Composed mainly of Muslim Arabs in the north, the Bashir regime has escalated the war against rebel forces in the south. The regime has banned political parties, trade unions, and all other “nonreligious institutions,” and has restricted dress and behavior in accordance with Islamic law. Taking some cues from Iran, it has also restricted the press and purged more than 78,000 people from its army, police, and civil service, reshaping the state apparatus to better stifle dissent. The army, faced with unprecedented rebel attacks, has been forced to recruit 14-year-olds to sustain its ranks.
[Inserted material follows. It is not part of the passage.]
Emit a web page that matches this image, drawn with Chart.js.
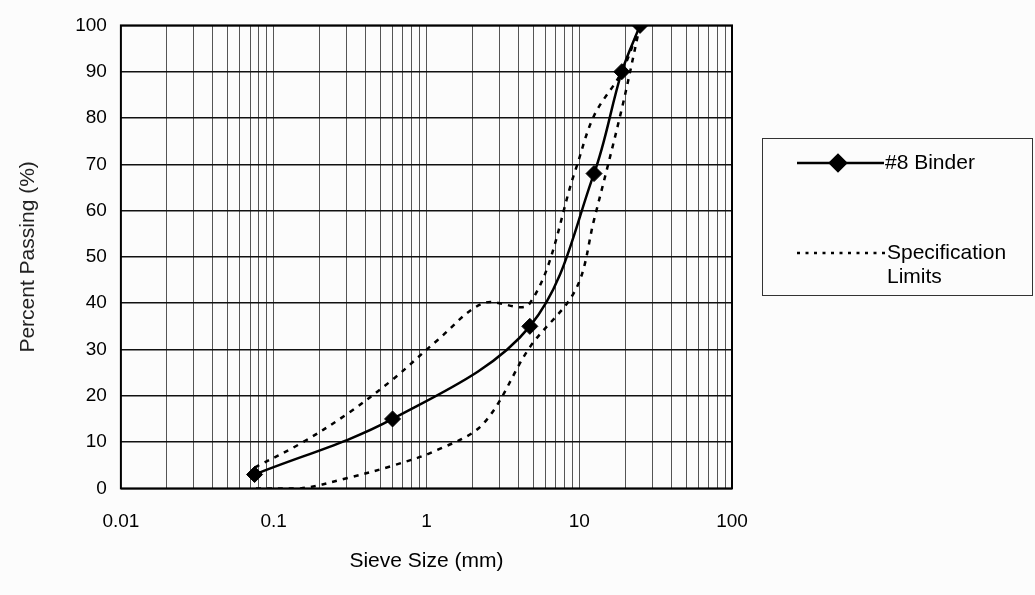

Leaders of Sudan’s armed rebels are close to the bloc. John Garang, the commander of the Sudan People’s Liberation Army, based mainly in the south, was in a revolutionary study group in Tanzania with Uganda’s Museveni. Abdel Aziz Khalid, commander of the Sudan Alliance Forces, a new group based in the east, is a former Sudanese army commander who consults frequently with Eritrea’s Isaias. Elsewhere in Africa, another leader compatible with the bloc is Thabo Mbeki, 55, the South African deputy president. More militant than President Nelson Mandela, Mbeki is expected to succeed him in 1999.

The bloc supports change elsewhere in Africa, even in states beyond its reach like Nigeria. Described by one U.S. expert as “a massive criminal enterprise,” Nigeria has become a major transit point for heroin from Asia and other drugs en route to Europe and the United States. Led by General Sani Abacha, who seized power in a 1993 coup, Nigeria’s regime has killed hundreds of political opponents and imprisoned thousands more, including many members of ethnic minorities. Composed mostly of northerners like Abacha, it has crushed dissent in the country’s southeast, especially among the Ogonis, who blame him and his predecessors for destroying their homeland. Ignoring them, Abacha in November 1995 hung Ken Saro-Wiwa, the award-winning writer, along with eight fellow Ogoni activists.

However unlikely the bloc is to effect change in Nigeria, it has already bolstered the opposition in other countries like Kenya. President Moi recently closed the offices of Ugandan rebels in Nairobi, and demonstrators there have begun shouting Kabila’s name in the streets. Moi has finally extradited Rwandan rebel leaders to stand trial. As part of its effort to isolate Sudan, the new bloc also seeks influence in the Central African Republic and Chad. In the former Somalia, the bloc plans to help rebuild the state’s institutions. On the Horn and elsewhere, it aims to inspire regimes in its image.

Although disorder reigns over much of the continent, Africa’s new leaders have begun to fill the vacuum left by the end of the Cold War. While all four members of Africa’s bloc are leery of France for historical reasons, all enjoy warm relations with the United States.

The Clinton administration has embraced the bloc and its allies. Since 1995 U.S. army special forces have been training Kagame’s troops in Rwanda. Last December, Secretary of State Madeleine Albright visited Ethiopia, Uganda, Rwanda, the Democratic Republic of the Congo, Angola, South Africa, and Zimbabwe. She sidestepped, however, many abuses, including the recent massacres in the Congo, drawing criticism from human rights organizations. Moral versus pragmatic views are at the heart of most foreign policy debates; the most sustainable solutions usually result from a synthesis of both. Such a policy is appropriate for dealing with Africa’s new bloc, which is led by market-oriented men who earned their mandates through protracted struggle. Although they still resist foreign guidance on democracy and human rights, they are far more responsive, accountable, and egalitarian than any of their predecessors. Together they comprise a new political-military alliance that is engaged in joint campaigns from the Great Lakes to the Sahara. However imperfect, the bloc changes Africa’s balance of power.